• _PROBLEM_
Pictures in the data below are not part of the copy; transcribe everything else exactly.

• _DATASET EXTRACT_
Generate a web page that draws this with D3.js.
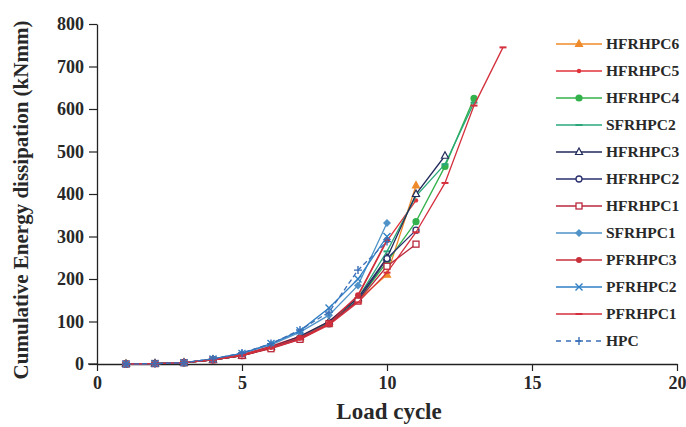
<!DOCTYPE html>
<html>
<head>
<meta charset="utf-8">
<script src="https://cdn.jsdelivr.net/npm/d3@7"></script>
<style>
body{margin:0;background:#fff;}
text{font-family:"Liberation Serif","DejaVu Serif",serif;font-weight:bold;fill:#282828;}
</style>
</head>
<body>
<script>
// data (cycle 1..n)
const cycles=d3.range(1,15);
const names=["HFRHPC6","HFRHPC5","HFRHPC4","SFRHPC2","HFRHPC3","HFRHPC2","HFRHPC1","SFRHPC1","PFRHPC3","PFRHPC2","PFRHPC1","HPC"];
const hfrhpc6=[0,1,3,10,20,38,60,95,150,210,420];
const hfrhpc5=[0,1,3,10,22,42,65,100,160,290,385];
const hfrhpc4=[0,1,3,10,20,38,60,95,150,240,335,465,625];
const sfrhpc2=[0,1,3,10,20,38,62,98,155,265,395,470,615];
const hfrhpc3=[0,1,3,10,20,40,65,100,155,250,400,490];
const hfrhpc2=[0,1,3,10,20,38,60,95,150,248,315];
const hfrhpc1=[0,1,3,10,20,36,58,95,148,230,282];
const sfrhpc1=[0,1,3,12,25,45,75,115,185,332];
const pfrhpc3=[0,1,3,10,22,40,62,95,162,292];
const pfrhpc2=[0,1,3,12,25,48,78,132,200,300];
const pfrhpc1=[0,1,3,10,20,38,58,92,145,215,310,426,608,745];
const hpc=[0,1,3,12,26,48,80,122,221,288];
const values=[hfrhpc6,hfrhpc5,hfrhpc4,sfrhpc2,hfrhpc3,hfrhpc2,hfrhpc1,sfrhpc1,pfrhpc3,pfrhpc2,pfrhpc1,hpc];
const colors=["#ef8a2a","#e0323a","#33b24c","#2aa87a","#222a5a","#2a2f6e","#b8283c","#4f93c8","#c9303c","#2f7fc4","#d42f3c","#3a6fb8"];
const markers=["triUp","dot","circle","dash","triOpen","circleOpen","square","diamond","circleFill","cross","dash","plus"];
const xTicks=[0,5,10,15,20];
const yTicks=[0,100,200,300,400,500,600,700,800];

const w=686,h=427;
const svg=d3.select("body").append("svg").attr("width",w).attr("height",h);

const x=d3.scaleLinear().domain([0,20]).range([97,677]);
const y=d3.scaleLinear().domain([0,800]).range([364,24]);

//axes
const xAxis=d3.axisBottom(x).tickValues(xTicks).tickSize(7).tickSizeOuter(0);
const yAxis=d3.axisLeft(y).tickValues(yTicks).tickSize(8).tickSizeOuter(0);
const gx=svg.append("g").attr("transform","translate(0,364)").call(xAxis);
const gy=svg.append("g").attr("transform","translate(97,0)").call(yAxis);
[gx,gy].forEach(g=>{
  g.select(".domain").attr("stroke","#222").attr("stroke-width",1.3);
  g.selectAll(".tick line").attr("stroke","#222").attr("stroke-width",1.2);
  g.selectAll(".tick text").style("font-size","18px").attr("fill","#282828");
});
gx.selectAll(".tick text").attr("dy","0.85em");
gy.selectAll(".tick text").attr("x",-13);
// little overhang of x axis at the origin
svg.append("line").attr("x1",88).attr("x2",97).attr("y1",364).attr("y2",364).attr("stroke","#222").attr("stroke-width",1.3);

svg.append("text").attr("x",389).attr("y",419).attr("text-anchor","middle").style("font-size","23px").text("Load cycle");
svg.append("text").attr("transform","translate(28,200) rotate(-90)").attr("text-anchor","middle").style("font-size","21px").text("Cumulative Energy dissipation (kNmm)");

function marker(g,type,c,px,py){
  const s=3;
  if(type==="triUp"||type==="triOpen"){
    g.append("path").attr("d",`M${px},${py-s-1}L${px+s+0.5},${py+s-0.5}L${px-s-0.5},${py+s-0.5}Z`)
      .attr("fill",type==="triUp"?c:"#fff").attr("stroke",c).attr("stroke-width",1.2);
  }else if(type==="circle"||type==="circleFill"){
    g.append("circle").attr("cx",px).attr("cy",py).attr("r",type==="circle"?3.6:3).attr("fill",c);
  }else if(type==="dot"){
    g.append("circle").attr("cx",px).attr("cy",py).attr("r",2.2).attr("fill",c);
  }else if(type==="circleOpen"){
    g.append("circle").attr("cx",px).attr("cy",py).attr("r",3).attr("fill","#fff").attr("stroke",c).attr("stroke-width",1.3);
  }else if(type==="square"){
    g.append("rect").attr("x",px-3).attr("y",py-3).attr("width",6).attr("height",6).attr("fill","#fff").attr("stroke",c).attr("stroke-width",1.3);
  }else if(type==="diamond"){
    g.append("path").attr("d",`M${px},${py-4}L${px+4},${py}L${px},${py+4}L${px-4},${py}Z`).attr("fill",c);
  }else if(type==="dash"){
    g.append("line").attr("x1",px-3.5).attr("x2",px+3.5).attr("y1",py).attr("y2",py).attr("stroke",c).attr("stroke-width",2);
  }else if(type==="cross"){
    g.append("path").attr("d",`M${px-3.5},${py-3.5}L${px+3.5},${py+3.5}M${px-3.5},${py+3.5}L${px+3.5},${py-3.5}`).attr("stroke",c).attr("stroke-width",1.4);
  }else if(type==="plus"){
    g.append("path").attr("d",`M${px-4},${py}L${px+4},${py}M${px},${py-4}L${px},${py+4}`).attr("stroke",c).attr("stroke-width",1.4);
  }
}

const line=d3.line().x((d,i)=>x(cycles[i])).y(d=>y(d));
const plot=svg.append("g");
values.forEach((vals,k)=>{
  const g=plot.append("g");
  g.append("path").attr("d",line(vals)).attr("fill","none").attr("stroke",colors[k]).attr("stroke-width",1.3)
    .attr("stroke-dasharray",names[k]==="HPC"?"5,3":null);
  vals.forEach((v,i)=>marker(g,markers[k],colors[k],x(cycles[i]),y(v)));
});

//legend
const leg=svg.append("g");
names.forEach((n,k)=>{
  const yy=44+k*27;
  leg.append("line").attr("x1",556).attr("x2",602).attr("y1",yy).attr("y2",yy).attr("stroke",colors[k]).attr("stroke-width",1.3)
    .attr("stroke-dasharray",n==="HPC"?"5,5":null);
  marker(leg,markers[k],colors[k],579,yy);
  leg.append("text").attr("x",606).attr("y",yy).attr("dy","0.35em").style("font-size","15.5px").text(n);
});
</script>
</body>
</html>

• _TASK ANSWER_
Generate a web page that draws this with D3.js.
<!DOCTYPE html>
<html>
<head>
<meta charset="utf-8">
<script src="https://cdn.jsdelivr.net/npm/d3@7"></script>
<style>
body{margin:0;background:#fff;}
text{font-family:"Liberation Serif","DejaVu Serif",serif;font-weight:bold;fill:#282828;}
</style>
</head>
<body>
<script>
// data (cycle 1..n)
const cycles=d3.range(1,15);
const names=["HFRHPC6","HFRHPC5","HFRHPC4","SFRHPC2","HFRHPC3","HFRHPC2","HFRHPC1","SFRHPC1","PFRHPC3","PFRHPC2","PFRHPC1","HPC"];
const hfrhpc6=[0,1,3,10,20,38,60,95,150,210,420];
const hfrhpc5=[0,1,3,10,22,42,65,100,160,290,385];
const hfrhpc4=[0,1,3,10,20,38,60,95,150,240,335,465,625];
const sfrhpc2=[0,1,3,10,20,38,62,98,155,265,395,470,615];
const hfrhpc3=[0,1,3,10,20,40,65,100,155,250,400,490];
const hfrhpc2=[0,1,3,10,20,38,60,95,150,248,315];
const hfrhpc1=[0,1,3,10,20,36,58,95,148,230,282];
const sfrhpc1=[0,1,3,12,25,45,75,115,185,332];
const pfrhpc3=[0,1,3,10,22,40,62,95,162,292];
const pfrhpc2=[0,1,3,12,25,48,78,132,200,300];
const pfrhpc1=[0,1,3,10,20,38,58,92,145,215,310,426,608,745];
const hpc=[0,1,3,12,26,48,80,122,221,288];
const values=[hfrhpc6,hfrhpc5,hfrhpc4,sfrhpc2,hfrhpc3,hfrhpc2,hfrhpc1,sfrhpc1,pfrhpc3,pfrhpc2,pfrhpc1,hpc];
const colors=["#ef8a2a","#e0323a","#33b24c","#2aa87a","#222a5a","#2a2f6e","#b8283c","#4f93c8","#c9303c","#2f7fc4","#d42f3c","#3a6fb8"];
const markers=["triUp","dot","circle","dash","triOpen","circleOpen","square","diamond","circleFill","cross","dash","plus"];
const xTicks=[0,5,10,15,20];
const yTicks=[0,100,200,300,400,500,600,700,800];

const w=686,h=427;
const svg=d3.select("body").append("svg").attr("width",w).attr("height",h);

const x=d3.scaleLinear().domain([0,20]).range([97,677]);
const y=d3.scaleLinear().domain([0,800]).range([364,24]);

//axes
const xAxis=d3.axisBottom(x).tickValues(xTicks).tickSize(7).tickSizeOuter(0);
const yAxis=d3.axisLeft(y).tickValues(yTicks).tickSize(8).tickSizeOuter(0);
const gx=svg.append("g").attr("transform","translate(0,364)").call(xAxis);
const gy=svg.append("g").attr("transform","translate(97,0)").call(yAxis);
[gx,gy].forEach(g=>{
  g.select(".domain").attr("stroke","#222").attr("stroke-width",1.3);
  g.selectAll(".tick line").attr("stroke","#222").attr("stroke-width",1.2);
  g.selectAll(".tick text").style("font-size","18px").attr("fill","#282828");
});
gx.selectAll(".tick text").attr("dy","0.85em");
gy.selectAll(".tick text").attr("x",-13);
// little overhang of x axis at the origin
svg.append("line").attr("x1",88).attr("x2",97).attr("y1",364).attr("y2",364).attr("stroke","#222").attr("stroke-width",1.3);

svg.append("text").attr("x",389).attr("y",419).attr("text-anchor","middle").style("font-size","23px").text("Load cycle");
svg.append("text").attr("transform","translate(28,200) rotate(-90)").attr("text-anchor","middle").style("font-size","21px").text("Cumulative Energy dissipation (kNmm)");

function marker(g,type,c,px,py){
  const s=3;
  if(type==="triUp"||type==="triOpen"){
    g.append("path").attr("d",`M${px},${py-s-1}L${px+s+0.5},${py+s-0.5}L${px-s-0.5},${py+s-0.5}Z`)
      .attr("fill",type==="triUp"?c:"#fff").attr("stroke",c).attr("stroke-width",1.2);
  }else if(type==="circle"||type==="circleFill"){
    g.append("circle").attr("cx",px).attr("cy",py).attr("r",type==="circle"?3.6:3).attr("fill",c);
  }else if(type==="dot"){
    g.append("circle").attr("cx",px).attr("cy",py).attr("r",2.2).attr("fill",c);
  }else if(type==="circleOpen"){
    g.append("circle").attr("cx",px).attr("cy",py).attr("r",3).attr("fill","#fff").attr("stroke",c).attr("stroke-width",1.3);
  }else if(type==="square"){
    g.append("rect").attr("x",px-3).attr("y",py-3).attr("width",6).attr("height",6).attr("fill","#fff").attr("stroke",c).attr("stroke-width",1.3);
  }else if(type==="diamond"){
    g.append("path").attr("d",`M${px},${py-4}L${px+4},${py}L${px},${py+4}L${px-4},${py}Z`).attr("fill",c);
  }else if(type==="dash"){
    g.append("line").attr("x1",px-3.5).attr("x2",px+3.5).attr("y1",py).attr("y2",py).attr("stroke",c).attr("stroke-width",2);
  }else if(type==="cross"){
    g.append("path").attr("d",`M${px-3.5},${py-3.5}L${px+3.5},${py+3.5}M${px-3.5},${py+3.5}L${px+3.5},${py-3.5}`).attr("stroke",c).attr("stroke-width",1.4);
  }else if(type==="plus"){
    g.append("path").attr("d",`M${px-4},${py}L${px+4},${py}M${px},${py-4}L${px},${py+4}`).attr("stroke",c).attr("stroke-width",1.4);
  }
}

const line=d3.line().x((d,i)=>x(cycles[i])).y(d=>y(d));
const plot=svg.append("g");
values.forEach((vals,k)=>{
  const g=plot.append("g");
  g.append("path").attr("d",line(vals)).attr("fill","none").attr("stroke",colors[k]).attr("stroke-width",1.3)
    .attr("stroke-dasharray",names[k]==="HPC"?"5,3":null);
  vals.forEach((v,i)=>marker(g,markers[k],colors[k],x(cycles[i]),y(v)));
});

//legend
const leg=svg.append("g");
names.forEach((n,k)=>{
  const yy=44+k*27;
  leg.append("line").attr("x1",556).attr("x2",602).attr("y1",yy).attr("y2",yy).attr("stroke",colors[k]).attr("stroke-width",1.3)
    .attr("stroke-dasharray",n==="HPC"?"5,5":null);
  marker(leg,markers[k],colors[k],579,yy);
  leg.append("text").attr("x",606).attr("y",yy).attr("dy","0.35em").style("font-size","15.5px").text(n);
});
</script>
</body>
</html>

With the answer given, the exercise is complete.